A dívida é a verdadeira “granada no bolso do inimigo” como uma vez falou o ex-ministro Paulo Guedes. Com este patamar de endividamento a única solução seria diminuir o Estado.
Haddad tentou resolver o problema fugindo para frente, ou seja, apostando na arrecadação de impostos na esteira da melhoria da economia, contudo a arrecadação não subiu como se esperava no primeiro do governo ano devido em parte das isenções feitas no governo anterior (mais uma granada?) e depois teve que criar uma agenda para tributar quem não pagava ou pagava impostos.
Nem preciso dizer que impostos são o tema político por excelência. Haddad resolveu fazer o mais difícil e a resistência veio. A crise do PIX não se trata do PIX, da mesma forma que a Revolta da Vacina não teve nada a ver com saúde publica.
Chegamos assim ao segundo eixo, que denominei de político, mas o que quero dizer aqui na verdade é orçamentário.
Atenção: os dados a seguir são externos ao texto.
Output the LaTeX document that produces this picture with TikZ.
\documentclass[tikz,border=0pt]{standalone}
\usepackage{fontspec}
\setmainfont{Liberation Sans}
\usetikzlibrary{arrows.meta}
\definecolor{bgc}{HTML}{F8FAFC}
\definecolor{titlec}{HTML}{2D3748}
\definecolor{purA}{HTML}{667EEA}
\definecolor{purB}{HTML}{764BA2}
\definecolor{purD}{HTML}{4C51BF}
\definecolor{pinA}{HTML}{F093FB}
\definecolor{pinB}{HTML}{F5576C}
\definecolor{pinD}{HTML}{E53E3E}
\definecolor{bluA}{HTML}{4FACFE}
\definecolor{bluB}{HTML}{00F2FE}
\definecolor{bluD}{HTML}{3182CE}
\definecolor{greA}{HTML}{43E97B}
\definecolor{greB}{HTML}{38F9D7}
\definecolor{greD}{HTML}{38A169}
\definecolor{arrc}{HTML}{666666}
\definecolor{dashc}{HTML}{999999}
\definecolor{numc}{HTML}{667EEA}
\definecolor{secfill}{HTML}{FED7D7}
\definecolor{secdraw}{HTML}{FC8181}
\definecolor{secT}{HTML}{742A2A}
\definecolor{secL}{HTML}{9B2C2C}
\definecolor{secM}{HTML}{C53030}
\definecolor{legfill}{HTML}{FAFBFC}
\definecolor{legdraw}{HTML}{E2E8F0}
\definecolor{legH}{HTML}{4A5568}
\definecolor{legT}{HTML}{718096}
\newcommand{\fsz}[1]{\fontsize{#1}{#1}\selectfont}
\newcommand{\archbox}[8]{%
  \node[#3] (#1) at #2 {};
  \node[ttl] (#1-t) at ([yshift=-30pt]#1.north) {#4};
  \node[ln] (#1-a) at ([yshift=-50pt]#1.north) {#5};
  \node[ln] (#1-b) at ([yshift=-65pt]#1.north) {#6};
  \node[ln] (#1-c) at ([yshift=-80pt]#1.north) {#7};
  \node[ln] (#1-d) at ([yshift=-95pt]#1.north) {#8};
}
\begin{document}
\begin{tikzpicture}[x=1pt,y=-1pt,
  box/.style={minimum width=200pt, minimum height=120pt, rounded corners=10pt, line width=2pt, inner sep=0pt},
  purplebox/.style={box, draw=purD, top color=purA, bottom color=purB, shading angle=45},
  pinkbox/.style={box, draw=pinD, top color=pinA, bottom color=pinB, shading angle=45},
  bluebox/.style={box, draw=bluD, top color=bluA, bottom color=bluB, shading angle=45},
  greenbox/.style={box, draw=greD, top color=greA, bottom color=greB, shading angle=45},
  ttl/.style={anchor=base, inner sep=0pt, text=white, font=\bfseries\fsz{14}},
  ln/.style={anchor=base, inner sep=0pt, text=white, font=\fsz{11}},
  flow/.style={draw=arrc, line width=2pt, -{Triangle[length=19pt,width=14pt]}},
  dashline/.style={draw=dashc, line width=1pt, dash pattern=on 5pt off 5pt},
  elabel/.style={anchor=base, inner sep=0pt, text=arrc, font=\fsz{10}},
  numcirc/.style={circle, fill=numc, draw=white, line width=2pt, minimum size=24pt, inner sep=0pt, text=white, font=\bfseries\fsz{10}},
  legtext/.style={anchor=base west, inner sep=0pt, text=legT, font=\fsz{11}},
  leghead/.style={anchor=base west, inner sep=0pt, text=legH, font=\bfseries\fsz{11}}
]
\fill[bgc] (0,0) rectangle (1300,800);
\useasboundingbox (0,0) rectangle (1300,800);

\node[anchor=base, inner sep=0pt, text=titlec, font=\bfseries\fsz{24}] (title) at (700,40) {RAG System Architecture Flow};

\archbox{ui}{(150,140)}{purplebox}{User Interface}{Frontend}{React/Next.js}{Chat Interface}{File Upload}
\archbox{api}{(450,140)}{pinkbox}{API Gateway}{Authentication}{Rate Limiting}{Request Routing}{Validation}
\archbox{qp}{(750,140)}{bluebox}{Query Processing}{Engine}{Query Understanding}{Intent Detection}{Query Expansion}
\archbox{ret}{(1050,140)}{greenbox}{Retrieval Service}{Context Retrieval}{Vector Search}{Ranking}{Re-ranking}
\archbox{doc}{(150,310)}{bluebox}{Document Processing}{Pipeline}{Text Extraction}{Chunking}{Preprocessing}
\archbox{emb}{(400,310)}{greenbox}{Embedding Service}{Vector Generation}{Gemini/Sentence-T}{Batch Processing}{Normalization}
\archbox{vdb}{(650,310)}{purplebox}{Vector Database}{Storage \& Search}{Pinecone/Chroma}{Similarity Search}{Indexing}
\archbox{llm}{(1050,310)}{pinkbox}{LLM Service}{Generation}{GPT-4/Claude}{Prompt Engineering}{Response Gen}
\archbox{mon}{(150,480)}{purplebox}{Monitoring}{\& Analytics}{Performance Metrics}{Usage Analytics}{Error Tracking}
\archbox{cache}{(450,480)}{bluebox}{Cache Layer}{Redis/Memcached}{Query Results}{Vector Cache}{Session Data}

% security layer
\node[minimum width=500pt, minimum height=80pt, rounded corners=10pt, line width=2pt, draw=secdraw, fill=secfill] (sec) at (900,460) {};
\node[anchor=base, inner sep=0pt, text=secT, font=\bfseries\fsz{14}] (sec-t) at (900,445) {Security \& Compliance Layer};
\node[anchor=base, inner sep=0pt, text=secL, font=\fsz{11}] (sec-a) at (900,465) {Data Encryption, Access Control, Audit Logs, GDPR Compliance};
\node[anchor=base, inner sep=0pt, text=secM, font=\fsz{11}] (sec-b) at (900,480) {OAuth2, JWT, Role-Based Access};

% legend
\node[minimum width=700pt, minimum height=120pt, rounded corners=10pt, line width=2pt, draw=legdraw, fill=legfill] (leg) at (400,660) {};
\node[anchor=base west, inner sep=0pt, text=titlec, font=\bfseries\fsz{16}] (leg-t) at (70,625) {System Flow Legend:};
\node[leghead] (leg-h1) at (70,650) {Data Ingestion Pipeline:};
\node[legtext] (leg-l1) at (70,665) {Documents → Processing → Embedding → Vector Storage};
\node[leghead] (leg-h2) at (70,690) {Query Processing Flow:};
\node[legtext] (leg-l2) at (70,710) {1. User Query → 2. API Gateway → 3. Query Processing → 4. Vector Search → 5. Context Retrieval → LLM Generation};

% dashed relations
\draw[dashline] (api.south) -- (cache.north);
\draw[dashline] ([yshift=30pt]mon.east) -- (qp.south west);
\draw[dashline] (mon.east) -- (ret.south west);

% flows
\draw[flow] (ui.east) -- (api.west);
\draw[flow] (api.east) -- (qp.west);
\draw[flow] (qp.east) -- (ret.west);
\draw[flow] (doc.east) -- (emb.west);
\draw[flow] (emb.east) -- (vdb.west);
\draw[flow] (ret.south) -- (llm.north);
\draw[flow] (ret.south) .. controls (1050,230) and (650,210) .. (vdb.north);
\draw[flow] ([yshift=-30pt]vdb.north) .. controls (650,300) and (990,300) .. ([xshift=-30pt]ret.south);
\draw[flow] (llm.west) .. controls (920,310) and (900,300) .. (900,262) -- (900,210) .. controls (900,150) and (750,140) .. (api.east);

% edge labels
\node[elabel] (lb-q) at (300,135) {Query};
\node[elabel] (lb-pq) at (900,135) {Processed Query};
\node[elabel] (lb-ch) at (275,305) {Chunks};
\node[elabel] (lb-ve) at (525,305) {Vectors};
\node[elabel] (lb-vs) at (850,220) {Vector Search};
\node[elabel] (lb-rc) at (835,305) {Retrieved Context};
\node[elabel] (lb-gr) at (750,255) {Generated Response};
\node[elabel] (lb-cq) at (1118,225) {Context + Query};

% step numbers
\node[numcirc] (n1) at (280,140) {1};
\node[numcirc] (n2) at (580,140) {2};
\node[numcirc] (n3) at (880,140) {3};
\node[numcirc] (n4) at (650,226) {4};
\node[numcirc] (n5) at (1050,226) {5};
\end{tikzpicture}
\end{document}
O governo anterior, por motivos que não vou me aprofundar, desorganizou de vez o tão falado Presidencialismo de Coalizão ao dar para o Congresso um controle gigantesco sobre o orçamento. (Mais uma granada?) Isto não seria um problema se o governo tivesse a maioria no parlamento, mas como isso no Brasil é impossível, por isso mesmo surgiu o Presidencialismo de Coalizão, o executivo está de mãos atadas.
O Planalto poderia mesmo a contra gosto cortar gastos e com isso estancar a crise, mas da forma que está não consegue.
Temos assim os elementos políticos para o enfraquecimento da moeda.
Este enfraquecimento pode se dar de maneira mais clássica via inflação, mas também pode ocorrer com a queda dos títulos públicos, ou seja, juros mais altos.
Sobrou para o Banco Central fazer o que tinha que ser feito e ratificar via SELIC o que já havia ocorrido via política.
Keynes no seu livro As Consequências Econômicas da Paz tem uma passagem famosa onde concorda com o líder dos bolcheviques: “Lenin estava certo. Não há meio mais sútil e seguro de derrubar a base existente de uma sociedade do que corromper sua moeda.”
Em tempo: a África do Sul cortou hoje os juros, de 7,50% para 7,25%. Como esperado.